Plus de poids, plus en avant et plus haut, cette modification déséquilibre l’avion et perturbe l’aérodynamique de l’aile à basse vitesse.

Qu’importe, de même qu’avec l’ESP, on fait désormais tenir la route à n’importe quel char à banc turbocompressé, le 737 Max a droit lui aussi à son anti-dérapage. Un « anti-décrochage » en fait qui corrige la tendance au piqué de l’avion via des capteurs et un logiciel qui commande les gouvernes arrière, forçant l’avion à remonter. Lors des essais, le machin fonctionne assez bien, la FAA homologue le bricolage et le fer à repasser se vend comme des petits pains.

Jusqu’aux crashs du Lion Air 610 puis du vol Ethiopian 302.

On apprend alors que les capteurs sur le flanc du cockpit sont très exposés aux chocs contre oiseaux et qu’ils peuvent en prime fournir de mauvaises informations, poussant les pilotes à la faute et l’avion au tapis. Que la procédure de secours ne suffit pas toujours à rétablir l’assiette de vol. Et enfin, que beaucoup de pilotes n’y ont pas été formés par Boeing, toujours dans l’intention de limiter les coûts.

Au-delà du raté technique, l’enquête se penche désormais sur les collusions entre Boeing et la FAA qui aurait délégué une partie de la validation aux ingénieurs… de Boeing.
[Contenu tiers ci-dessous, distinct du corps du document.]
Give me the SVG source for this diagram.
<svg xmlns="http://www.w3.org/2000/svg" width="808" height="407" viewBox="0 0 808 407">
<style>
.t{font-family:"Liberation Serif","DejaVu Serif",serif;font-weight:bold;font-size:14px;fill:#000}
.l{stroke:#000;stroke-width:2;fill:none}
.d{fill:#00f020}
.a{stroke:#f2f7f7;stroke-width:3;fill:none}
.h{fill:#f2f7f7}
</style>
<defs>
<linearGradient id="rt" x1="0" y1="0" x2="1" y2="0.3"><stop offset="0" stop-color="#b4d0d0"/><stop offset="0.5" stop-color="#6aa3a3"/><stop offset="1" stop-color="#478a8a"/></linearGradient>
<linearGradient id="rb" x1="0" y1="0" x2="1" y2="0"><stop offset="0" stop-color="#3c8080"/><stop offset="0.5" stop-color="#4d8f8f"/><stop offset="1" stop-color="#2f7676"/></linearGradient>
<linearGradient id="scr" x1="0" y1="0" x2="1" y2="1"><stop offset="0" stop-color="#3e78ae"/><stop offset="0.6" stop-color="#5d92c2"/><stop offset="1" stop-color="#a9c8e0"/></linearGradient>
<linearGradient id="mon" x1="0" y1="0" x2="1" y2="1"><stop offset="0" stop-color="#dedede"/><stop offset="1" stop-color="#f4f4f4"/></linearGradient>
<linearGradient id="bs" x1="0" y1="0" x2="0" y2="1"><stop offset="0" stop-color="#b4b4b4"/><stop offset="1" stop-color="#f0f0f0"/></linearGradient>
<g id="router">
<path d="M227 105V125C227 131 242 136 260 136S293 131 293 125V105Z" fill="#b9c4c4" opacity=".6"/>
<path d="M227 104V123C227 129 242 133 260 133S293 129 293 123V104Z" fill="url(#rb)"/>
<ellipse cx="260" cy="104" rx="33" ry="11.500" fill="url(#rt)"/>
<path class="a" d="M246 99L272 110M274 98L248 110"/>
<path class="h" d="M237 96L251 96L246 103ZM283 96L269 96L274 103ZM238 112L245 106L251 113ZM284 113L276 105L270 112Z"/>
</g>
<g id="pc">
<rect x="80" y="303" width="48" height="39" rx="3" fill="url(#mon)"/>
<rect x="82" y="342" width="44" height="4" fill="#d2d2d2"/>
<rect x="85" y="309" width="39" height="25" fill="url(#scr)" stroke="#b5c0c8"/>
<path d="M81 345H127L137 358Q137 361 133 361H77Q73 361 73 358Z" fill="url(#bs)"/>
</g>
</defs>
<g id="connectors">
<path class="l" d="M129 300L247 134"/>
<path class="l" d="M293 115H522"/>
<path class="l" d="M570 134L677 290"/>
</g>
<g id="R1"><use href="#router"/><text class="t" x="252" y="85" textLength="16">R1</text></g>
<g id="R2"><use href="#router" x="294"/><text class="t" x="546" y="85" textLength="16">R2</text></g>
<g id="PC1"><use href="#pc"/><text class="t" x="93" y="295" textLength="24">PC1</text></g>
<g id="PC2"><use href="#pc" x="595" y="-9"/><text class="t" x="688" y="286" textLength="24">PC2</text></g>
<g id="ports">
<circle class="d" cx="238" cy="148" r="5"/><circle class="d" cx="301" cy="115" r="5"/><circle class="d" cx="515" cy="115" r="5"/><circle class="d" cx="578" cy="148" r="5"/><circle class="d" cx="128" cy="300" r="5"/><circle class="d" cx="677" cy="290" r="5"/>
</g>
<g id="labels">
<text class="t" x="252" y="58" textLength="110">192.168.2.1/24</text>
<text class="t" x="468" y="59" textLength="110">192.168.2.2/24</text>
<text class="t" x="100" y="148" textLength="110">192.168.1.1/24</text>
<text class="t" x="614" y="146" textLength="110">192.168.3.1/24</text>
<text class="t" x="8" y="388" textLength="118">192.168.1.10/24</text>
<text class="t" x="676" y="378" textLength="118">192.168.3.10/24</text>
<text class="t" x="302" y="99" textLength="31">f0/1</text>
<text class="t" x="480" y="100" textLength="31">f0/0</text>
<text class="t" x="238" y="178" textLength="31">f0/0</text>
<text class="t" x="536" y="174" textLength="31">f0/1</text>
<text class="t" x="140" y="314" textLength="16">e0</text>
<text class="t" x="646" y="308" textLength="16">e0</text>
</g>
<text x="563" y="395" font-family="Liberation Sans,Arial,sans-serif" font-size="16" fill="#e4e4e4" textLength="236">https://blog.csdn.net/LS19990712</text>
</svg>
Renault et Boeing, deux histoires de cost killing

Petites et grandes misères du cost killing

Chez Renault, on ne plaisante pas avec la tenue de route ou la sécurité, mais il arrive trop souvent que le client appelle la dépanneuse.

Techniquement, je ne sais pas « comment » cassent des courroies, se fissurent des cylindres, passent des bielles au travers des carters ou avalent de l’huile les turbos.
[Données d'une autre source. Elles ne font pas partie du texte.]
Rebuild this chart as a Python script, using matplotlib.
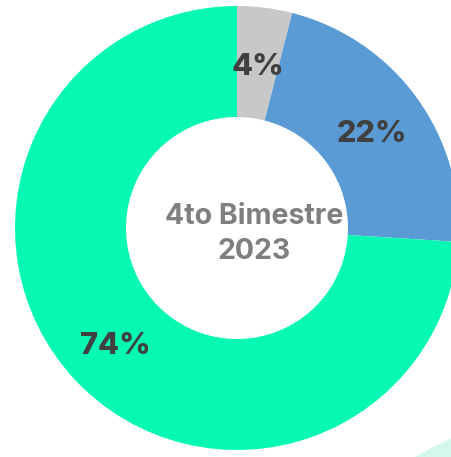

Mais j’ai une idée assez précise du pourquoi du comment : de vilaines petites économies de conception, de mise au point, de test ou de fabrication. Et des fournisseurs un peu trop pressurés, ce sont eux qui le disent.

Renault et Boeing, deux histoires de cost killing

D’autres constructeurs pratiquent eux aussi le cost killing et le paient par de petites et grandes misères. Mais le Losange semble tenir les premiers rôles dans l’emmerdement à grande échelle.

Question de culture sans doute : quel autre constructeur a eu un tueur de coûts – ici Carlos Ghosn - à sa tête pendant près de vingt ans ?

Et puis il y a aussi la faute à un service après-vente, très cost killer lui aussi, dressé à refuser les prises en charge et à rejeter la faute sur l’acheteur.

PSA, qui a lui aussi produit quelques moteurs en sapin, montre plus d’empressement à apaiser l’ire du client. Qui par conséquent en parle un peu moins…

La dépollution de mai à octobre

Mais ce qui rapproche le plus Renault du cas Boeing, c’est la façon dont a été traité le système de dépollution des diesels. Réduire les NOx, le dernier toxique de ce moteur à résister aux ingénieurs, était un énorme enjeu, tant en matière de santé publique que de pérennité d’une motorisation vitale pour l’industrie automobile française.

Deux solutions se présentaient. L’une coûteuse, fiable et efficace – le SCR et son réservoir d’Adblue et l’autre économique, le LNT (Nox Trap) qui s’avérera être un nid à soucis. Renault (comme Opel, Fiat et quelques autres) a choisi le LNT.

Tout en sachant que ce dernier ne dépollue que de mai à octobre sauf canicule (de l’aveu de Renault, il ne fonctionne pas en dessous de 17 °C ni au-dessus de 35 °C), que les deux vannes EGR dont il dépend s’encrassent en circulation urbaine et que la post combustion sur laquelle repose le système ne se déclenche jamais en courts trajets, le tout occasionnant pannes et casses.

Comme Boeing, Renault a choisi la solution la moins chère et la moins satisfaisante au mépris de la sécurité pour l’un, de la santé publique et de la fiabilité pour l’autre. Comme Boeing, Renault a bénéficié de la complaisance des organismes de certification. En l’occurrence de l’UTAC qui n’était pas dupe de l’efficacité du Nox trap en dehors de ses laboratoires, aux instances européennes qui, depuis des lustres, savaient ses normes d’émission laxistes et aisément contournables.

Comme Boeing, Renault-Nissan a aligné de jolis bénéfices et a accru ses ventes, jusqu’à truster deux années la place de premier constructeur mondial.

Comme Boeing, Renault a abîmé son image et sa réputation puis perdu des clients.

Comme Boeing, Renault voit son cours en bourse dévisser et sa notation s’écrouler.

Et comme Boeing, Renault va présenter la note… à ses ouvriers et employés.